The story of that bishop’s witness in San Francisco
reminds me of the story of Thomas witnessing the wounds of Christ. Both men
were able to see the power of God in the human body, wounds and all. It’s too
bad that history has dubbed the disciple “Doubting Thomas,” because I think
that misses one of the most profound insights of today’s Gospel when Jesus
shows Thomas his crucifixion wounds. The story often gets interpreted that
Thomas’s faith was somehow inferior because he needed to see the risen Jesus
for himself. He is doubting Thomas because he couldn’t take the first
appearance to the other disciples on faith alone. He needed to see for himself.

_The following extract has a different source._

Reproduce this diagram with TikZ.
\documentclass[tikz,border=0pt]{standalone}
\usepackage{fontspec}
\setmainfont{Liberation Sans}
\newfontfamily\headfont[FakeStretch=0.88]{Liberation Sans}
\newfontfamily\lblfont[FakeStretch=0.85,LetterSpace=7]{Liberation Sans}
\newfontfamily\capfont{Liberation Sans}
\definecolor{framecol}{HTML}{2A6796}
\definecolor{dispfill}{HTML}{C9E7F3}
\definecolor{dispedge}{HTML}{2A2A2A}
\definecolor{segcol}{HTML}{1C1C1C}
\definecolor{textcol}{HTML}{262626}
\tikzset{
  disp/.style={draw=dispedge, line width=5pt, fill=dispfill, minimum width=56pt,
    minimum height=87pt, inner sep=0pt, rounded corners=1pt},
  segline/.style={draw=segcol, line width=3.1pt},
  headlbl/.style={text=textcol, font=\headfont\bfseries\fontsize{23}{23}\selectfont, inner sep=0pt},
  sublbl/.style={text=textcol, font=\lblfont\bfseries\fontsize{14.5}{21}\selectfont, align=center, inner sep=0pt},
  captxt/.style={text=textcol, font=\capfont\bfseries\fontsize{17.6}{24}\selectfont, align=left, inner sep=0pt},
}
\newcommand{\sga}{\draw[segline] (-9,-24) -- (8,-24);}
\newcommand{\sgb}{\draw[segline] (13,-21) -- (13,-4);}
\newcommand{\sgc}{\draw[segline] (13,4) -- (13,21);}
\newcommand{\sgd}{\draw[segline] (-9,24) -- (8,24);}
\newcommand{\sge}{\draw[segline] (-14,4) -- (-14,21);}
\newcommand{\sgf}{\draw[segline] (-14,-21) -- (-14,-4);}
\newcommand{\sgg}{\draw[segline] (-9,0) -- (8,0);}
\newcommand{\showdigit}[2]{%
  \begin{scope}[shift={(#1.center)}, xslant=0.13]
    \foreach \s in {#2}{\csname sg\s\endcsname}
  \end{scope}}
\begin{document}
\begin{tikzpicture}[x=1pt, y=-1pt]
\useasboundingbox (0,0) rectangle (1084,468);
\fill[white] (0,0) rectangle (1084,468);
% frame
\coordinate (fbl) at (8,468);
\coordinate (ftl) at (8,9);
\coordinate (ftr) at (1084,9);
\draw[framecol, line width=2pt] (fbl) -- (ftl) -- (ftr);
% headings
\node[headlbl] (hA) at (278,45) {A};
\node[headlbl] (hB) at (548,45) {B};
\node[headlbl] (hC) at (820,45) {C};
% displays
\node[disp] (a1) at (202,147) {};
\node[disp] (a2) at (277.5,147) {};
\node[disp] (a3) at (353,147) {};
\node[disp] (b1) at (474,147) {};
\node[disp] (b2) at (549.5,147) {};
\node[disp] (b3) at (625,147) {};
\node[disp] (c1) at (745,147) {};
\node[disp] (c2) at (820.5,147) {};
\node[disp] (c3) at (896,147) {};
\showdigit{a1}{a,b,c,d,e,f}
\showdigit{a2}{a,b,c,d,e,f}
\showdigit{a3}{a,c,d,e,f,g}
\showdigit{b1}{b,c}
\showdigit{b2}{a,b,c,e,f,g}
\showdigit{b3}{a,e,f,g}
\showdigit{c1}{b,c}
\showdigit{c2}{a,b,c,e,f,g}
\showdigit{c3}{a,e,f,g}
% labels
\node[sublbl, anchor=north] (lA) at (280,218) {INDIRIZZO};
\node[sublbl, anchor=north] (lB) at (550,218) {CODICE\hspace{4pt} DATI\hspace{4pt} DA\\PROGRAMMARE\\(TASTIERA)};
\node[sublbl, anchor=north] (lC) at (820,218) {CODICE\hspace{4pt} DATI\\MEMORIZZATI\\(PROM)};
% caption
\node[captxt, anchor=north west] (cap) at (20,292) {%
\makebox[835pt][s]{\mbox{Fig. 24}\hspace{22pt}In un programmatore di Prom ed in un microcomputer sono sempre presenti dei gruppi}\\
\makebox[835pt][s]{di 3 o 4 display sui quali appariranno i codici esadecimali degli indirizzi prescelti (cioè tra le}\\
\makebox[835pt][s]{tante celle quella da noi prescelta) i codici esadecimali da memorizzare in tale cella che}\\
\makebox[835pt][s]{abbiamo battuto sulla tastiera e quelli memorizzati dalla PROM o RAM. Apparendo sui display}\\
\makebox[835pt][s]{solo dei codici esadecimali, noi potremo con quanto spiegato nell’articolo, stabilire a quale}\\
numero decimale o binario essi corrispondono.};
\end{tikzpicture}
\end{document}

Jesus did say to Thomas, “Blessed are those who have not seen and yet have come
to believe.” But if we think that this is the only moral of the story, there is
something that we have missed that gets at the very heart of Christian witness.

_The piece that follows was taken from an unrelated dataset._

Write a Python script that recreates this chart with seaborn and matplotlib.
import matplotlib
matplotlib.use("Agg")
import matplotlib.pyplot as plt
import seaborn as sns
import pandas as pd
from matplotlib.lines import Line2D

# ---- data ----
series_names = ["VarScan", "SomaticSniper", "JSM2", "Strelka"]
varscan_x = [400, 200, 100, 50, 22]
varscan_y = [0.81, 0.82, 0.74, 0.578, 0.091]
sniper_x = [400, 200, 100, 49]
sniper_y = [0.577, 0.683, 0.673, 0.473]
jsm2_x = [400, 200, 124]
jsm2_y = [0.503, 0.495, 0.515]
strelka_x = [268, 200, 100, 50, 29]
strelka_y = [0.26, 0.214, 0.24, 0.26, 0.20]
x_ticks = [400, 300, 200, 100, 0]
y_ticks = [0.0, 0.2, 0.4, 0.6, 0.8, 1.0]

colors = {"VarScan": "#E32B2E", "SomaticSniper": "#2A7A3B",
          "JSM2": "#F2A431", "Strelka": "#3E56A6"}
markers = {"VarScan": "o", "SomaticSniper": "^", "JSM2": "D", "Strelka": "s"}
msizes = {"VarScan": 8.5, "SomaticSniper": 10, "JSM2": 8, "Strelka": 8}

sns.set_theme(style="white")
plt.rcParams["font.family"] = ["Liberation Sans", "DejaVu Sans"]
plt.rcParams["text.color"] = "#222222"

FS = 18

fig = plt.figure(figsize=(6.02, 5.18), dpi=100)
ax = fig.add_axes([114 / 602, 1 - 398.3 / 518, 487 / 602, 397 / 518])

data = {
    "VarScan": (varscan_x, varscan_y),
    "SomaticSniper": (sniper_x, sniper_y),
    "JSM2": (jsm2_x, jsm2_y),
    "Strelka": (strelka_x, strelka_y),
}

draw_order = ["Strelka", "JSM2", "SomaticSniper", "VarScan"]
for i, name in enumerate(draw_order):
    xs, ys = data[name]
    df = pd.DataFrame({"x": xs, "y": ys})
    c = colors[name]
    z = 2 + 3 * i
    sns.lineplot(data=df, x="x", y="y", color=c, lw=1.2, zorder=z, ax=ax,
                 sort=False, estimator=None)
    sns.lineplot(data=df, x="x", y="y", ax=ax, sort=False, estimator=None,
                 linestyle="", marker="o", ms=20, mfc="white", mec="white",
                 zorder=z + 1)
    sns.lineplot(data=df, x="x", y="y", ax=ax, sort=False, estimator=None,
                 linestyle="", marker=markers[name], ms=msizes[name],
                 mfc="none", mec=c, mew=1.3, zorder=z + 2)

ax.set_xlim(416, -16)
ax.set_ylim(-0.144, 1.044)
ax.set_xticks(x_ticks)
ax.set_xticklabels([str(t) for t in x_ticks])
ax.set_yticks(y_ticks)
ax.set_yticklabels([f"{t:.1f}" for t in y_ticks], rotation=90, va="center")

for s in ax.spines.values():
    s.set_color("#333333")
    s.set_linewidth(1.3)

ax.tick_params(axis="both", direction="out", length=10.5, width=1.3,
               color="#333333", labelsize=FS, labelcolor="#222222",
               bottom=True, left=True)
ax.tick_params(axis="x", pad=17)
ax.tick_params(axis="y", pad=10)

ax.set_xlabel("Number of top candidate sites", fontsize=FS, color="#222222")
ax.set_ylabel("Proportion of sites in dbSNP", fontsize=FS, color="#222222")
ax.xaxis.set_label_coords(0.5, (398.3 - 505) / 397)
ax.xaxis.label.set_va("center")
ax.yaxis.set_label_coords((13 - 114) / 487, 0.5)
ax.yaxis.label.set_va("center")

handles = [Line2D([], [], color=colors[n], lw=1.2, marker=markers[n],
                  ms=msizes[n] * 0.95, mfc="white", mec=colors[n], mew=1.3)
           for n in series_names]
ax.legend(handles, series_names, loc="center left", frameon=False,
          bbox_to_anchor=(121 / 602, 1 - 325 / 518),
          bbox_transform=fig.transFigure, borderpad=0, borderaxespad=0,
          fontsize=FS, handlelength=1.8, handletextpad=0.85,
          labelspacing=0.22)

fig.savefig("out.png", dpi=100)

Thomas asked to see the actual body of Jesus, the mark of
the nails in his hands and the pierced flesh in his side. And this was a
reasonable request, because Jesus, after all, was the word made flesh. And
Thomas was part of a new religious movement that believed in incarnation, one
in which the status of human bodies now mattered. Human bodies were no longer
meaningless and ultimately biodegradable, they were now integral to living out
a religious commitment that transcended death itself. Thomas wanted to witness
the physicality of the risen Christ. And Thomas eventually saw with his own
eyes and believed.
Stories of Jesus’ post-Easter appearances are mysterious.

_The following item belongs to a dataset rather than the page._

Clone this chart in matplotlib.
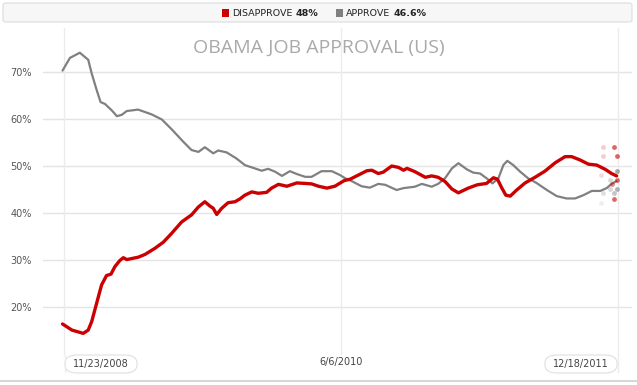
import numpy as np
import matplotlib
matplotlib.use("Agg")
import matplotlib.pyplot as plt
from matplotlib.patches import FancyBboxPatch, Rectangle

# days since 11/23/2008
approve_day = [-4, 11, 31, 48, 55, 65, 73, 82, 96, 106, 116, 126, 149, 176, 197, 217,
               240, 257, 271, 284, 301, 311, 328, 348, 365, 382, 399, 412, 426, 440,
               456, 470, 487, 500, 520, 541, 557, 568, 581, 601, 618, 635, 649, 672,
               686, 709, 723, 743, 756, 770, 784, 797, 814, 827, 841, 854, 866, 878,
               888, 896, 908, 922, 938, 955, 976, 996, 1016, 1033, 1050, 1067, 1084,
               1097, 1107, 1117]
approve = [70.3, 73.0, 74.1, 72.6, 69.7, 66.2, 63.6, 63.2, 61.8, 60.6, 60.9, 61.7, 62.0,
           61.0, 59.9, 57.8, 55.2, 53.4, 53.0, 54.0, 52.7, 53.3, 52.9, 51.6, 50.2, 49.6,
           49.0, 49.4, 48.8, 47.9, 48.9, 48.3, 47.7, 47.7, 48.9, 48.9, 48.1, 47.4, 46.8,
           45.7, 45.4, 46.2, 46.0, 44.9, 45.3, 45.6, 46.2, 45.6, 46.2, 47.4, 49.5, 50.6,
           49.3, 48.6, 48.4, 47.4, 46.3, 47.4, 50.2, 51.1, 50.2, 48.8, 47.4, 46.4, 44.9,
           43.6, 43.1, 43.1, 43.8, 44.7, 44.7, 45.3, 46.2, 46.8]

disapprove_day = [-4, 15, 38, 48, 55, 65, 75, 85, 94, 102, 112, 119, 126, 149, 163, 183,
                  200, 217, 237, 257, 271, 284, 294, 301, 308, 318, 331, 345, 355, 365,
                  379, 392, 409, 419, 433, 450, 470, 487, 500, 514, 531, 547, 566, 578,
                  595, 612, 622, 635, 645, 662, 676, 686, 693, 709, 730, 743, 756, 770,
                  784, 797, 817, 835, 854, 868, 876, 885, 893, 902, 915, 932, 952, 972,
                  993, 1013, 1026, 1043, 1060, 1077, 1094, 1107, 1117]
disapprove = [16.4, 15.1, 14.4, 15.1, 16.9, 20.8, 24.7, 26.7, 27.0, 28.6, 29.9, 30.5,
              30.1, 30.6, 31.2, 32.5, 33.8, 35.7, 38.1, 39.6, 41.3, 42.4, 41.5, 41.0,
              39.7, 41.0, 42.2, 42.4, 43.0, 43.8, 44.5, 44.2, 44.4, 45.3, 46.1, 45.7,
              46.4, 46.3, 46.2, 45.7, 45.3, 45.7, 46.9, 47.2, 48.1, 49.0, 49.1, 48.4,
              48.7, 50.0, 49.7, 49.1, 49.5, 48.8, 47.6, 47.9, 47.6, 46.7, 45.1, 44.3,
              45.3, 46.0, 46.3, 47.5, 47.2, 45.3, 43.8, 43.6, 44.9, 46.4, 47.6, 48.9,
              50.7, 52.0, 52.0, 51.3, 50.4, 50.2, 49.3, 48.4, 47.9]

# latest individual polls
poll_dis_day = [1089, 1112, 1089, 1117, 1085, 1117, 1107, 1111]
poll_dis = [54.1, 54.1, 52.1, 52.1, 48.1, 47.0, 46.1, 43.0]
poll_dis_alpha = [0.2, 0.6, 0.2, 0.6, 0.15, 0.6, 0.45, 0.6]
poll_app_day = [1117, 1104, 1117, 1104, 1089, 1111, 1085]
poll_app = [49.0, 47.0, 45.1, 45.1, 44.2, 44.2, 42.1]
poll_app_alpha = [0.7, 0.3, 0.6, 0.3, 0.25, 0.45, 0.12]

legend_names = ["DISAPPROVE", "APPROVE"]
legend_values = ["48%", "46.6%"]

yticks = [20, 30, 40, 50, 60, 70]
date_days = [0, 560, 1120]
date_labels = ["11/23/2008", "6/6/2010", "12/18/2011"]

RED = "#cc0000"
GRAY = "#808080"
W, H = 637, 385

def fx(px):
    return px / W

def fy(py):
    return 1 - py / H

fig = plt.figure(figsize=(6.37, 3.85), dpi=100)
fig.patch.set_facecolor("white")

# axes placed in pixel terms: left 43, right 632, top 28, bottom 355
ax = fig.add_axes([fx(43), fy(355), fx(632) - fx(43), fy(28) - fy(355)])
ax.set_xlim(-43.5, 1148.3)
ax.set_ylim(9.8, 79.36)
ax.set_facecolor("none")
for s in ax.spines.values():
    s.set_visible(False)
ax.set_xticks([])
ax.set_yticks(yticks)
ax.set_yticklabels([f"{v}%" for v in yticks], fontsize=7, color="#555555")
ax.tick_params(axis="y", length=0, pad=8)
for v in yticks:
    ax.axhline(v, color="#e4e4e4", lw=1, zorder=0)
for d in date_days:
    ax.axvline(d, color="#ececec", lw=1, zorder=0)

ax.plot(approve_day, approve, color=GRAY, lw=1.6, solid_joinstyle="round",
        solid_capstyle="round", zorder=3)
ax.plot(disapprove_day, disapprove, color=RED, lw=2.4, solid_joinstyle="round",
        solid_capstyle="round", zorder=4)

for d, v, a in zip(poll_dis_day, poll_dis, poll_dis_alpha):
    ax.scatter(d, v, s=12, color=RED, alpha=a, lw=0, zorder=5)
for d, v, a in zip(poll_app_day, poll_app, poll_app_alpha):
    ax.scatter(d, v, s=12, color=GRAY, alpha=a, lw=0, zorder=5)

# vertical lines continuing down to date labels
fig.add_artist(plt.Line2D([fx(64.5), fx(64.5)], [fy(355), fy(372)], color="#ececec", lw=1))
fig.add_artist(plt.Line2D([fx(618), fx(618)], [fy(355), fy(372)], color="#ececec", lw=1))

# date labels
for d, lab in zip(date_days, date_labels):
    xpix = 64.5 + d * 553.5 / 1120
    if lab == date_labels[0]:
        box = FancyBboxPatch((fx(65), fy(373)), fx(72), fy(355) - fy(373),
                             boxstyle="round,pad=0,rounding_size=0.02",
                             transform=fig.transFigure, fc="white", ec="#e0e0e0", lw=0.8)
        fig.add_artist(box)
        fig.text(fx(101), fy(364), lab, ha="center", va="center", fontsize=7, color="#444444")
    elif lab == date_labels[-1]:
        box = FancyBboxPatch((fx(545), fy(373)), fx(72), fy(355) - fy(373),
                             boxstyle="round,pad=0,rounding_size=0.02",
                             transform=fig.transFigure, fc="white", ec="#e0e0e0", lw=0.8)
        fig.add_artist(box)
        fig.text(fx(581), fy(364), lab, ha="center", va="center", fontsize=7, color="#444444")
    else:
        fig.text(fx(xpix), fy(362), lab, ha="center", va="center", fontsize=7, color="#444444")

# title
fig.text(fx(319), fy(48), "OBAMA JOB APPROVAL (US)", ha="center", va="center",
         fontsize=14, color="#aaaaaa", family="Open Sans")

# legend bar
bar = FancyBboxPatch((fx(3), fy(22)), fx(629), fy(3) - fy(22),
                     boxstyle="round,pad=0,rounding_size=0.005",
                     transform=fig.transFigure, fc="#f7f7f7", ec="#dcdcdc", lw=0.8)
fig.add_artist(bar)

# legend entries laid out left to right, measured so nothing overlaps
renderer = fig.canvas.get_renderer()
x = 222.0
for name, val, col in zip(legend_names, legend_values, [RED, GRAY]):
    fig.add_artist(Rectangle((fx(x), fy(16.5)), fx(7), fy(9.5) - fy(16.5),
                             transform=fig.transFigure, fc=col, ec="none"))
    x += 10
    t = fig.text(fx(x), fy(13), name, ha="left", va="center", fontsize=6.8,
                 color="#222222")
    x += t.get_window_extent(renderer).width + 3
    t = fig.text(fx(x), fy(13), val, ha="left", va="center", fontsize=6.8,
                 color="#222222", weight="bold")
    x += t.get_window_extent(renderer).width + 18

# bottom rule
fig.add_artist(plt.Line2D([0, 1], [fy(381), fy(381)], color="#d0d0d0", lw=1.2))

fig.savefig("out.png", dpi=100)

In various gospels, Jesus breathes, eats fish, and materializes inside of
locked doors. He appears and vanishes, but the reports we have insist that this
was not a ghost but a living, breathing, miraculous body. Whatever the
disciples experienced exactly changed their understanding of Jesus and the
future course of Christianity as a religion that embraced the body itself as
holy.
Early churches were known for taking care of people like
lepers and orphans. They tended to the bodies of those in need, because bodies
had been made sacred through the incarnation. I know, some of you are thinking
of St. Paul right now and how, because of him, Christianity has gotten a bad
wrap for being body-hating. It’s true that he did have much to say about the
vices of the body, as did many male theologians after him. But fundamentally,
the status of the body had been elevated and made holy through the incarnation
of God in Christ.
When I was preparing for ordination, I was required to
meet with Bishop Swing at Grace Cathedral. I was fairly nervous. He asked me
about my studies and future plans, and I could field those questions reasonably
well. Then he asked me if I exercised regularly. This caught me by surprise. He
got very serious for a moment and said that following Christ and preaching the
gospel takes some stamina. And, he added, we all follow Christ in the bodies
that we have, so we have to take care of them. We make our earthly pilgrimage
in the body. He argued that our bodies themselves, in all of the joys and
sorrows over a lifetime, are a locus for religious meaning. I’m grateful to him
for that insight. I think it’s the same insight that Thomas was after all those
years ago as he longed to see the living body of Jesus.
That miraculous body of the risen Lord is a sign to us
that the power of God can reach us in spirit, mind, and even in the body,
wounds and all. Ultimately, even death of the body itself will be swallowed up
in victory. We may not understand the whole picture now, but one day we will.
For now, we are all invited to the altar in the bodies we have, however we feel
about them and whatever they have been through. All of us are people of
incarnation, in bodies that are holy. Our wounds are welcome at the altar,
because Christ sanctified both his wounds and ours in Easter triumph. As the
body of the living Christ today, we eat and drink of one cup as Jesus did
before and after his own death. And as we do, following in the footsteps of St.
Thomas, we can catch a glimpse of resurrection with our own eyes. Amen.
And may the peace of the Lord be always with you.